A Powys headmaster is celebrating the release of his book about education, and reflecting on the current climate of education in the UK.
Harry Young moved to Builth Wells in 1980 after becoming the headmaster of a primary school in the area. He stayed in the role for 21 years, bringing his wealth of experience in the role of teacher.
"I started my teaching career in 1964 as a science teacher in a secondary school in Newport," Harry says. "After several years I moved to Wiltshire and became a primary school teacher. After several years I rose to the position of Deputy Head in a school of 500 children where I remained until in 1980 I returned to Wales as a headteacher of a new area primary school."
Now, Harry has taken the time to write a book about his upbringing in a Welsh mining town, but also education.
His books, titled 'Valley Boy' and 'Education is not Rocket Science' are available on Amazon, and have garnered good reviews. Education is not Rocket Science is described as being an 'insightful' book that unveils the experiences of a young man from the South Wales valleys, born into a coal mining family, who became a trailblazer. Harry was the first in his family to venture into a teaching position.
"There is no mystique to teaching. All children need to be taught to be literate and numerate and then allowed to practise these skills in a wider context of the environments where they live," Harry says.

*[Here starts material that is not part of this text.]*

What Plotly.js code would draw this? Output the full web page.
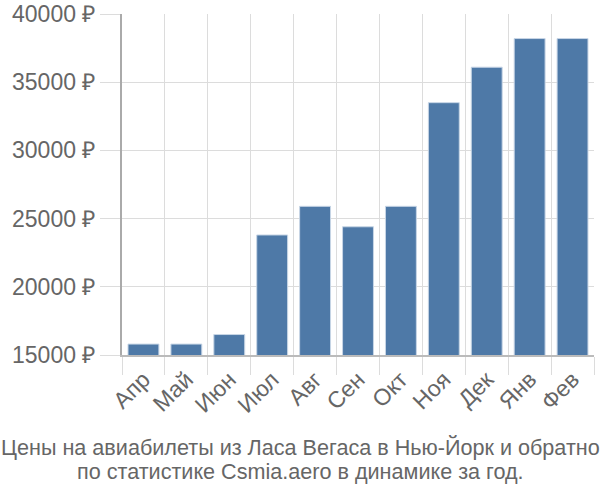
<!DOCTYPE html>
<html>
<head>
<meta charset="utf-8">
<script src="https://cdn.plot.ly/plotly-3.0.1.min.js"></script>
<style>
  html, body { margin: 0; padding: 0; background: #fff; }
  #chart { width: 600px; height: 500px; }
</style>
</head>
<body>
<div id="chart"></div>
<script>
var months = ['Апр', 'Май', 'Июн', 'Июл', 'Авг', 'Сен', 'Окт', 'Ноя', 'Дек', 'Янв', 'Фев'];
var prices = [15800, 15800, 16500, 23800, 25900, 24400, 25900, 33500, 36100, 38200, 38200];
var yTicks = [15000, 20000, 25000, 30000, 35000, 40000];
var yTickText = ['15000 ₽', '20000 ₽', '25000 ₽', '30000 ₽', '35000 ₽', '40000 ₽'];
var titleLines = [
  'Цены на авиабилеты из Ласа Вегаса в Нью-Йорк и обратно',
  'по статистике Csmia.aero в динамике за год.'
];

var data = [{
  type: 'bar',
  x: months,
  y: prices,
  width: 0.72,
  marker: { color: '#4e79a7', line: { color: '#c8d6e6', width: 1 } },
  hoverinfo: 'x+y',
  showlegend: false
}];

var layout = {
  width: 600,
  height: 500,
  paper_bgcolor: '#fff',
  plot_bgcolor: '#fff',
  margin: { l: 122, r: 6, t: 14, b: 145 },
  font: { family: 'Liberation Sans, Arial, sans-serif', color: '#666' },
  xaxis: {
    type: 'category',
    tickson: 'boundaries',
    ticks: 'outside',
    ticklen: 18,
    tickcolor: '#dcdcdc',
    showgrid: true,
    gridcolor: '#dcdcdc',
    gridwidth: 1,
    tickangle: -45,
    tickfont: { size: 23, color: '#666' },
    showline: true,
    linecolor: '#bbb',
    linewidth: 2
  },
  yaxis: {
    range: [15000, 40000],
    tickvals: yTicks,
    ticktext: yTickText,
    ticks: 'outside',
    ticklen: 20,
    tickcolor: '#dcdcdc',
    showgrid: true,
    gridcolor: '#dcdcdc',
    gridwidth: 1,
    zeroline: false,
    tickfont: { size: 23, color: '#666' },
    showline: true,
    linecolor: '#aaa',
    linewidth: 2
  },
  annotations: [
    {
      text: titleLines[0], xref: 'paper', yref: 'paper',
      x: (300 - 122) / 472, y: -0.27, xanchor: 'center', yanchor: 'middle',
      showarrow: false, font: { size: 21.6, color: '#666' }
    },
    {
      text: titleLines[1], xref: 'paper', yref: 'paper',
      x: (300 - 122) / 472, y: -0.343, xanchor: 'center', yanchor: 'middle',
      showarrow: false, font: { size: 21.6, color: '#666' }
    }
  ]
};

Plotly.newPlot('chart', data, layout, { displayModeBar: false, staticPlot: true });
</script>
</body>
</html>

He reflects on the rising use of AI and how educators are responding to the rise of AI-generated coursework. "IT and AI, if we are not careful, will take over basic communication and interaction between children which is vital to the development of children and lead to isolation
"Children need to find out for themselves in a practical way where they are the drivers of the learning process and not by way of the press of a computer key giving short-term memory slots quickly forgotten."
He recalls his life of adventure and how that shaped his own teaching methods.
"Life growing up in a mining village was hard for everyone, but as a child, you made your own enjoyment by making things out of bits and bobs to entertain yourself," Harry says. "Homemade slings from tree branches and broken rubber inner tubes from bikes. Homemade sledges from bits of wood, homemade kites from branches covered in newspaper and glued down with flour and water paste. Our playgrounds were the back lanes behind our houses and the mountainside. No tele, only the radio. Life was full of adventure. We experimented. We made things and made things better by trial and error."
He worries that this spirit has been lost in the modern world. "There does not seem to be the time or opportunity or encouragement for children to do any of these activities today.
"This was combined with the rigour of learning your time's table, or writing in your hand were important. This is where the spell checker on the computer and the computer game teaching basic science concepts instead of children making and doing for themselves is lost. Yes we must move on, but not make life so reliant on the next whizz-bang computer game to think for us.
"It is a sad reflection on life when all you see is the latest iPhone dictating every minute leading to further isolation of children. Children need to be encouraged to make, do and experiment. This is the only way to preserve what is important in the development of young children and the future adults of tomorrow.
"As a teacher, this upbringing was the foundation of my philosophy for the teaching of children that is more important than ever."